4b>Accesing Shared Resources with the Network Client
By Chris De Herrera
With the Network Client for Windows® CE, users can access shared file and print services with a Handheld PC running Microsoft® Windows CE 2.0. This can be done via any TCP/IP method that Windows CE supports, including Ethernet, remote access service (RAS), modem, IrDA, and serial connection.
The Network Client for Windows CE was released by Microsoft as a developer tool. It requires approximately 300K of free storage space on your Handheld PC. Microsoft does not support the Network Client.
Once you download the Network Client for Windows CE, you need to uncompress the files on your PC. Since you are using it at your own risk, you should perform a full backup of your Handheld PC before installing the files - this way, if something goes wrong you can completely reset your device and restore all of your Handheld PC files and data.
Next, connect your Handheld PC to your PC with Microsoft Windows CE Services. The files need to be transferred to the \Windows directory on your Handheld PC. IMPORTANT: Make sure you install the correct version of the Network Client for your processor! If you are not sure which processor your device uses, check the System control panel.
After copying is complete and you have disconnected from your desktop, press the reset button on the unit. Once the Handheld PC reboots, the installation is complete.
You also may want to install the Client for Microsoft Networks on your desktop PC to allow your Handheld PC to share resources on it. This is done in the Network control panel. Also, don't forget to enable file and print sharing.
Finally, both the Handheld PC and your PC must use the same workgroup and domain. You set this on the Handheld PC in Remote Networking for Serial, RAS, Modem, or IrDA, or in the Network control panel for Ethernet. Also, if you set a WINS server in your configuration, you can only access Microsoft Windows 95- or Microsoft Windows NT®-based systems that are registered with that WINS server.
Using the Network Client
The Network Client for Windows CE works using the Common Internet File System (CIFS), which is used to identify the server and the shared resource you want to access on Windows 95- or Windows NT-based systems (but not UNIX shared resources using Samba). For example, to access a PC named "Desktop" and a share identified as "C," you would enter \\Desktop\C to access files on that machine. You can browse the shared resources on that machine by enterang \\Desktop.
Once you've connected to a share, you can double tap some file types (e.g., GIF, JPEG, Microsoft Pocket Word) to launch the associated application and view them on the Handheld PC. If you install the freeware program Pocket Unzip, you can open and expand zip archives directly on your Handheld PC. If you create Shortcuts to shared resources (e.g., files, directories, or printers), you should not use them when you are not connected to the network. If you do, you may need to use the reset button to reboot your device.

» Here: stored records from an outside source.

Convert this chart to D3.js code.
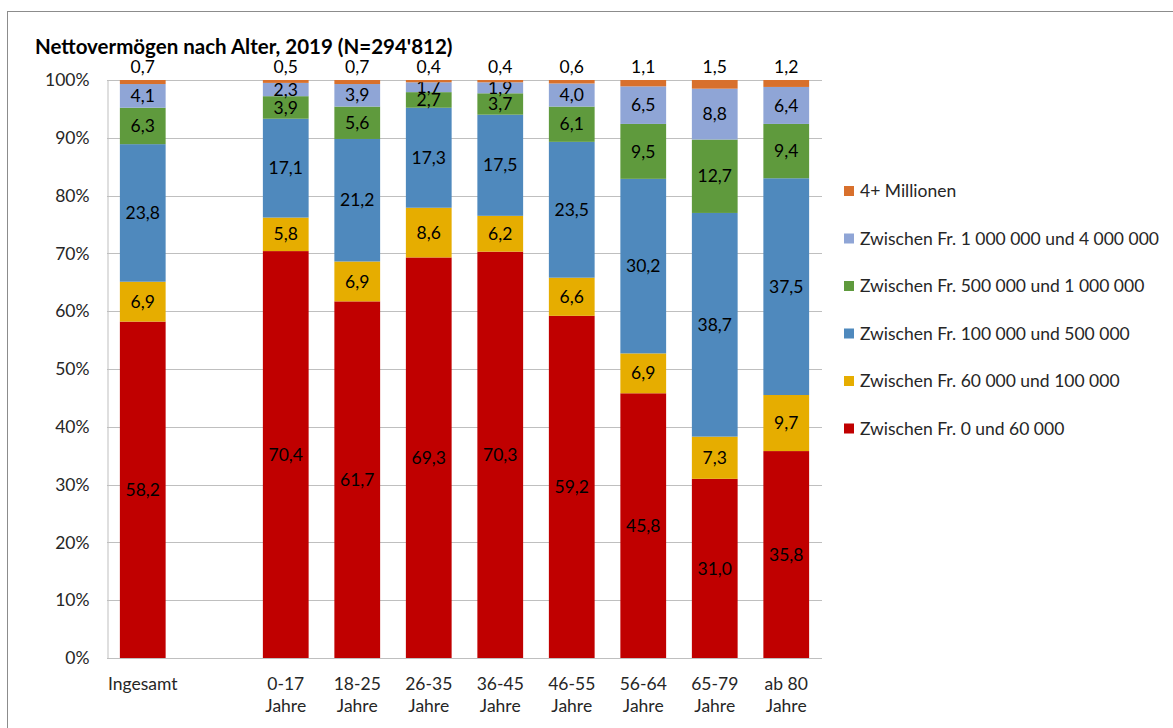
<!DOCTYPE html>
<html>
<head>
<meta charset="utf-8">
<script src="https://cdn.jsdelivr.net/npm/d3@7"></script>
<style>
  body { margin: 0; background: #fff; }
  svg text { font-family: Lato, "Open Sans", sans-serif; fill: #262626; }
</style>
</head>
<body>
<svg class="chart"></svg>
<script>
var width = 1173,
    height = 728;

// categories ("" is the empty slot between Ingesamt and the age groups)
var categories = ["Ingesamt", "", "0-17 Jahre", "18-25 Jahre", "26-35 Jahre", "36-45 Jahre",
                  "46-55 Jahre", "56-64 Jahre", "65-79 Jahre", "ab 80 Jahre"];
var bars = ["Ingesamt", "0-17 Jahre", "18-25 Jahre", "26-35 Jahre", "36-45 Jahre",
            "46-55 Jahre", "56-64 Jahre", "65-79 Jahre", "ab 80 Jahre"];

// series, bottom to top
var seriesNames = ["Zwischen Fr. 0 und 60 000", "Zwischen Fr. 60 000 und 100 000",
                   "Zwischen Fr. 100 000 und 500 000", "Zwischen Fr. 500 000 und 1 000 000",
                   "Zwischen Fr. 1 000 000 und 4 000 000", "4+ Millionen"];
var s0to60k     = [58.2, 70.4, 61.7, 69.3, 70.3, 59.2, 45.8, 31.0, 35.8];
var s60to100k   = [6.9, 5.8, 6.9, 8.6, 6.2, 6.6, 6.9, 7.3, 9.7];
var s100to500k  = [23.8, 17.1, 21.2, 17.3, 17.5, 23.5, 30.2, 38.7, 37.5];
var s500kto1m   = [6.3, 3.9, 5.6, 2.7, 3.7, 6.1, 9.5, 12.7, 9.4];
var s1mto4m     = [4.1, 2.3, 3.9, 1.7, 1.9, 4.0, 6.5, 8.8, 6.4];
var s4mplus     = [0.7, 0.5, 0.7, 0.4, 0.4, 0.6, 1.1, 1.5, 1.2];
var colors = ["#c00000", "#e6ad00", "#4f89bd", "#5f9a3d", "#8fa5d6", "#d8702c"];
var yTicks = [0, 10, 20, 30, 40, 50, 60, 70, 80, 90, 100];

var allSeries = [s0to60k, s60to100k, s100to500k, s500kto1m, s1mto4m, s4mplus];

var table = bars.map(function(b, i) {
  var row = { cat: b };
  allSeries.forEach(function(s, k) { row[k] = s[i]; });
  return row;
});

var plot = { left: 107, right: 822, top: 80, bottom: 658 };
var fs = 17.5; // base font size

var chart = d3.select(".chart")
    .attr("width", width)
    .attr("height", height);

// outer frame
chart.append("rect")
  .attr("x", 7.5).attr("y", 11.5)
  .attr("width", width + 10).attr("height", height)
  .attr("fill", "none")
  .attr("stroke", "#8c8c8c");

chart.append("text")
  .attr("x", 35).attr("y", 54)
  .attr("font-size", 20.5).attr("font-weight", "bold")
  .style("fill", "#000")
  .text("Nettovermögen nach Alter, 2019 (N=294'812)");

var x = d3.scaleBand().domain(categories)
    .range([plot.left, plot.right]).paddingInner(0.36).paddingOuter(0.18);
var y = d3.scaleLinear().domain([0, 100]).range([plot.bottom, plot.top]);

// gridlines
chart.append("g").selectAll("line")
  .data(yTicks.filter(function(t) { return t > 0; }))
  .enter().append("line")
  .attr("x1", plot.left).attr("x2", plot.right)
  .attr("y1", function(d) { return Math.round(y(d)) + 0.5; })
  .attr("y2", function(d) { return Math.round(y(d)) + 0.5; })
  .attr("stroke", "#bfbfbf");

// y axis
var yAxis = chart.append("g")
  .attr("transform", "translate(" + (plot.left + 0.5) + ",0)")
  .call(d3.axisLeft(y).tickValues(yTicks).tickSize(0).tickPadding(18)
        .tickFormat(function(d) { return d + "%"; }));
yAxis.select(".domain").attr("stroke", "#bfbfbf");
yAxis.selectAll("text").attr("font-size", fs).style("font-family", "Lato, sans-serif").style("fill", "#262626");

// x axis line
chart.append("line")
  .attr("x1", plot.left).attr("x2", plot.right)
  .attr("y1", plot.bottom + 0.5).attr("y2", plot.bottom + 0.5)
  .attr("stroke", "#bfbfbf");

// x labels (two lines)
var xl = chart.append("g").selectAll("text")
  .data(bars).enter().append("text")
  .attr("text-anchor", "middle")
  .attr("font-size", fs)
  .attr("x", function(d) { return x(d) + x.bandwidth() / 2; })
  .attr("y", 690);
xl.each(function(d) {
  var parts = d === "Ingesamt" ? [d] : [d.replace(" Jahre", ""), "Jahre"];
  d3.select(this).selectAll("tspan").data(parts).enter().append("tspan")
    .attr("x", x(d) + x.bandwidth() / 2)
    .attr("dy", function(p, i) { return i === 0 ? 0 : 22; })
    .text(function(p) { return p; });
});

var stacked = d3.stack().keys(d3.range(allSeries.length))(table);

var fmt = function(v) { return v.toFixed(1).replace(".", ","); };

var layer = chart.selectAll(".layer")
  .data(stacked).enter().append("g")
  .attr("fill", function(d, i) { return colors[i]; });

layer.selectAll("rect")
  .data(function(d) { return d; })
  .enter().append("rect")
  .attr("x", function(d) { return x(d.data.cat); })
  .attr("width", x.bandwidth())
  .attr("y", function(d) { return y(d[1]); })
  .attr("height", function(d) { return y(d[0]) - y(d[1]); });

layer.each(function(s, k) {
  d3.select(this).selectAll("text.val")
    .data(s).enter().append("text")
    .attr("class", "val")
    .attr("text-anchor", "middle")
    .attr("font-size", fs)
    .style("fill", "#000")
    .attr("x", function(d) { return x(d.data.cat) + x.bandwidth() / 2; })
    .attr("y", function(d) {
      if (k === allSeries.length - 1) return y(d[1]) - 13;
      return (y(d[0]) + y(d[1])) / 2;
    })
    .attr("dy", "0.35em")
    .text(function(d) { return fmt(d[1] - d[0]); });
});

// legend, top entry is the last series
var legend = chart.append("g").selectAll("g")
  .data(seriesNames.slice().reverse()).enter().append("g")
  .attr("transform", function(d, i) { return "translate(844," + (191 + i * 47.5) + ")"; });
legend.append("rect")
  .attr("x", 0).attr("y", -5).attr("width", 10).attr("height", 10)
  .attr("fill", function(d, i) { return colors[colors.length - 1 - i]; });
legend.append("text")
  .attr("x", 16).attr("dy", "0.35em")
  .attr("font-size", fs)
  .text(function(d) { return d; });
</script>
</body>
</html>
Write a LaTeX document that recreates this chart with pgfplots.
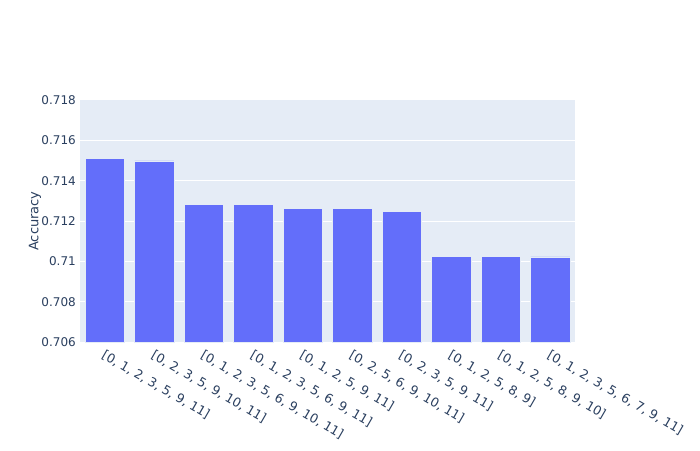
\documentclass[border=0pt]{standalone}
\usepackage{pgfplots}
\pgfplotsset{compat=1.18}
\usepackage{fontspec}
\setmainfont{DejaVu Sans}
\definecolor{plotbg}{HTML}{E5ECF6}
\definecolor{barblue}{HTML}{636EFA}
\definecolor{txt}{HTML}{2A3F5F}
\begin{document}
\begin{tikzpicture}
\fill[white] (0,0) rectangle (700pt,450pt);
\begin{axis}[
  at={(80pt,108pt)}, anchor=south west,
  scale only axis,
  width=495pt, height=242pt,
  axis background/.style={fill=plotbg},
  axis line style={draw=none},
  ybar,
  bar width=39.3pt,
  xmin=-0.5, xmax=9.5,
  ymin=0.706, ymax=0.718,
  ytick={0.706,0.708,0.71,0.712,0.714,0.716,0.718},
  xtick={0,...,9},
  xticklabels={
    {[0, 1, 2, 3, 5, 9, 11]},
    {[0, 2, 3, 5, 9, 10, 11]},
    {[0, 1, 2, 3, 5, 6, 9, 10, 11]},
    {[0, 1, 2, 3, 5, 6, 9, 11]},
    {[0, 1, 2, 5, 9, 11]},
    {[0, 2, 5, 6, 9, 10, 11]},
    {[0, 2, 3, 5, 9, 11]},
    {[0, 1, 2, 5, 8, 9]},
    {[0, 1, 2, 5, 8, 9, 10]},
    {[0, 1, 2, 3, 5, 6, 7, 9, 11]}},
  major tick length=0pt,
  ymajorgrids,
  grid style={white, line width=1pt},
  tick label style={text=txt},
  xticklabel style={font=\fontsize{12.6}{14}\selectfont, inner sep=0pt, xshift=1pt, yshift=-7pt, rotate=-30, anchor=north west},
  yticklabel style={font=\fontsize{12}{14}\selectfont, inner sep=0pt, xshift=-4pt},
  /pgf/number format/fixed,
  /pgf/number format/precision=3,
  /pgf/number format/assume math mode=true,
  ylabel={Accuracy},
  every axis y label/.style={at={(-45pt,121pt)}, rotate=90, anchor=center, font=\fontsize{13}{15}\selectfont, text=txt},
]
\addplot[fill=barblue, draw=plotbg, line width=0.5pt] coordinates {
  (0,0.71511)
  (1,0.71498)
  (2,0.71283)
  (3,0.71283)
  (4,0.71263)
  (5,0.71261)
  (6,0.71248)
  (7,0.71025)
  (8,0.71025)
  (9,0.71022)
};
\end{axis}
\end{tikzpicture}
\end{document}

Note that files are not converted to or from H/PC formats if they are transferred using the Network Client. To do this, you need to use Windows CE Services. Also, you cannot access network files with the Open command from the File menu.
Printing on the network
You can print a plain text file from your Handheld PC to a network printer that is attached to a network accessible Windows 95- or Windows NT-based system. First, find the specific file you want to print on your device in the file browser (do not open it in Pocket Word). Then select the Copy command from the Edit menu. Next select the printer on the associated server (for example, \\Desktop\printer) and then use the Paste command from the Edit menu to print the file.
You cannot print Pocket Word or Microsoft Pocket Excel files with this method. If necessary. you can export a Pocket Word document to plain text by opening it in Pocket Word and using the Save As... command under the File menu.
With the Network Client for Windows CE, you can access remote files without installing Windows CE Services on each PC you want to communicate with. However, you still need Windows CE Services to synchronize your data in Microsoft Pocket Outlook™ and to convert some files to and from Handheld PC formats.